Bad to Good to Worse

So I got quite a blow today.  I received a call around 10:30 this morning from my dad.  I think he picked the absolute worst words to start out with: "Your mom is fine but we're at the hospital."  I could hear the shaking in his voice, I could see the tears streaming down his face.  My heart sank.

Apparently about 3 weeks ago she started feeling dizzy, would lose her breath, got tired very easily and was very cold all the time.  She noticed it getting a little worse and decided to call the doctor.  They didn't see it so important to get in her quickly so she had to wait about 2 weeks for an appointment.  That was 2 days ago... this  morning she got a call from her actual doctor saying she needed to go to E.R. and get herself checked out.  Her Iron count was low, very low.  They double checked her numbers and she was at a 6.8... seeing as how 14 is considered low, this was not the best news.   They gave her a transfusion, 3 units.  Each unit would take 2 hours to 'upload' and then they would wait an hour to see if it helped.
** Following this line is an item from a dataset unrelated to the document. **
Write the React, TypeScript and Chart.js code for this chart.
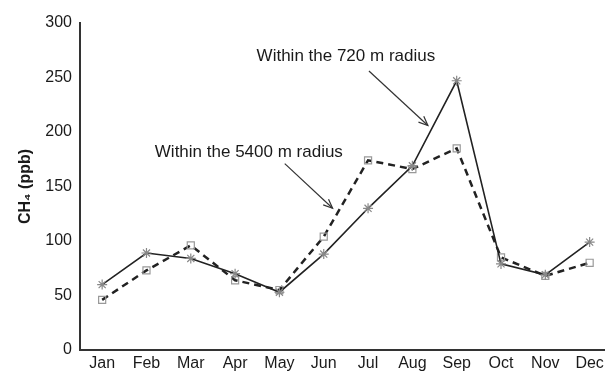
import React, { useEffect, useRef } from "react";
import { Chart, registerables } from "chart.js";

Chart.register(...registerables);

const months = ["Jan", "Feb", "Mar", "Apr", "May", "Jun", "Jul", "Aug", "Sep", "Oct", "Nov", "Dec"];
const within720 = [60, 89, 84, 70, 53, 88, 130, 169, 247, 79, 69, 99];
const within5400 = [46, 73, 96, 64, 55, 104, 174, 166, 185, 85, 68, 80];
const yTicks = [0, 50, 100, 150, 200, 250, 300];

// annotation labels in data units (category index, value)
const labelTexts = ["Within the 720 m radius", "Within the 5400 m radius"];
const labelAnchors = [
  [5.5, 269],
  [3.31, 181],
];
const arrowFrom = [
  [6.02, 256],
  [4.12, 171],
];
const arrowTo = [
  [7.35, 206],
  [5.2, 130],
];

const annotationPlugin = {
  id: "annotations",
  afterDraw(chart: any) {
    const ctx = chart.ctx;
    const xs = chart.scales.x;
    const ys = chart.scales.y;
    ctx.save();
    ctx.fillStyle = "#1a1a1a";
    ctx.strokeStyle = "#333";
    ctx.font = "17px 'Liberation Sans', Arial, sans-serif";
    ctx.textAlign = "center";
    ctx.textBaseline = "middle";
    labelTexts.forEach((t, i) => {
      const [lx, lv] = labelAnchors[i];
      ctx.fillText(t, xs.getPixelForValue(lx), ys.getPixelForValue(lv));
      const x1 = xs.getPixelForValue(arrowFrom[i][0]);
      const y1 = ys.getPixelForValue(arrowFrom[i][1]);
      const x2 = xs.getPixelForValue(arrowTo[i][0]);
      const y2 = ys.getPixelForValue(arrowTo[i][1]);
      ctx.lineWidth = 1.2;
      ctx.beginPath();
      ctx.moveTo(x1, y1);
      ctx.lineTo(x2, y2);
      ctx.stroke();
      const ang = Math.atan2(y2 - y1, x2 - x1);
      const len = 10;
      const spread = 0.4;
      ctx.beginPath();
      ctx.moveTo(x2 - len * Math.cos(ang - spread), y2 - len * Math.sin(ang - spread));
      ctx.lineTo(x2, y2);
      ctx.lineTo(x2 - len * Math.cos(ang + spread), y2 - len * Math.sin(ang + spread));
      ctx.stroke();
    });
    ctx.restore();
  },
};

export default function App() {
  const ref = useRef<HTMLCanvasElement>(null);
  useEffect(() => {
    document.body.style.margin = "0";
    const chart = new Chart(ref.current!, {
      type: "line",
      data: {
        labels: months,
        datasets: [
          {
            label: "Within the 720 m radius",
            data: within720,
            borderColor: "#222",
            borderWidth: 1.6,
            pointStyle: "star",
            pointRadius: 5,
            pointBorderColor: "#888",
            pointBackgroundColor: "#888",
            pointBorderWidth: 1.2,
            tension: 0,
            fill: false,
          },
          {
            label: "Within the 5400 m radius",
            data: within5400,
            borderColor: "#222",
            borderWidth: 2.5,
            borderDash: [7, 5],
            pointStyle: "rect",
            pointRadius: 5,
            pointBorderColor: "#999",
            pointBackgroundColor: "rgba(255,255,255,0)",
            pointBorderWidth: 1.2,
            tension: 0,
            fill: false,
          },
        ],
      },
      options: {
        responsive: false,
        animation: false,
        layout: { padding: { top: 23, right: 0, left: 0, bottom: 0 } },
        plugins: { legend: { display: false }, tooltip: { enabled: false } },
        scales: {
          x: {
            offset: true,
            grid: { display: false, drawTicks: false },
            border: { display: true, color: "#333", width: 2 },
            afterFit: (s: any) => {
              s.height = 23;
            },
            ticks: {
              color: "#1a1a1a",
              font: { family: "'Liberation Sans', Arial, sans-serif", size: 16 },
              padding: 4,
              maxRotation: 0,
              autoSkip: false,
            },
          },
          y: {
            min: 0,
            max: 300,
            afterBuildTicks: (s: any) => {
              s.ticks = yTicks.map((v) => ({ value: v }));
            },
            afterFit: (s: any) => {
              s.width = 80;
            },
            grid: { display: false, drawTicks: false },
            border: { display: true, color: "#333", width: 2 },
            ticks: {
              color: "#1a1a1a",
              font: { family: "'Liberation Sans', Arial, sans-serif", size: 16 },
              padding: 8,
            },
            title: {
              display: true,
              text: "CH₄ (ppb)",
              color: "#1a1a1a",
              font: { family: "'Liberation Sans', Arial, sans-serif", size: 16, weight: "bold" },
              padding: { top: 16, bottom: 0 },
            },
          },
        },
      },
      plugins: [annotationPlugin],
    });
    return () => chart.destroy();
  }, []);
  return (
    <div style={{ width: 605, height: 373, overflow: "hidden" }}>
      <canvas ref={ref} width={618} height={373} style={{ display: "block" }} />
    </div>
  );
}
She finally got a room around 6:30 this evening.  The worse news comes next.  She doesn't have any actual pain or vomiting.  I guess these would be good signs of a bleeding ulcer.  I mean that isn't the best diagnosis but it's better than the alternative... bone marrow cancer.  As I type the words, it almost seems like it's happening to a character in one of my stories... not my mom.  Not the woman who cleans 2 houses in a day, makes dinner, goes golfing and then comes home and cleans her own house.  Not the woman who can walk 18 holes at golf and want to come home and do yard work for 2 hours.  Not my mom... she's indestructible.

The craptastic part is the waiting.  She'll have some testing done in the morning and then we'll know more.  I'm not taking it well.  I'd be lying if I said I believe everything is going to be fine.  I don't know that... I don't know much of anything right now.  I know I busted my ass at gym tonight because I had so much anxiety I didn't know what else to do.  I'm sitting here and I space out and just stare at the blinking cursor.  I usually feel so much better after blogging but somehow, I know this time it's just not going to work that way.  I want to believe I'm overreacting and I just need to chill the fuck out.  This is one time, I'd love to have been completely overreacting.

Time will tell I guess... for now I'm just going to drink rum & crystal light till I can't keep my eyes open anymore.  Nite.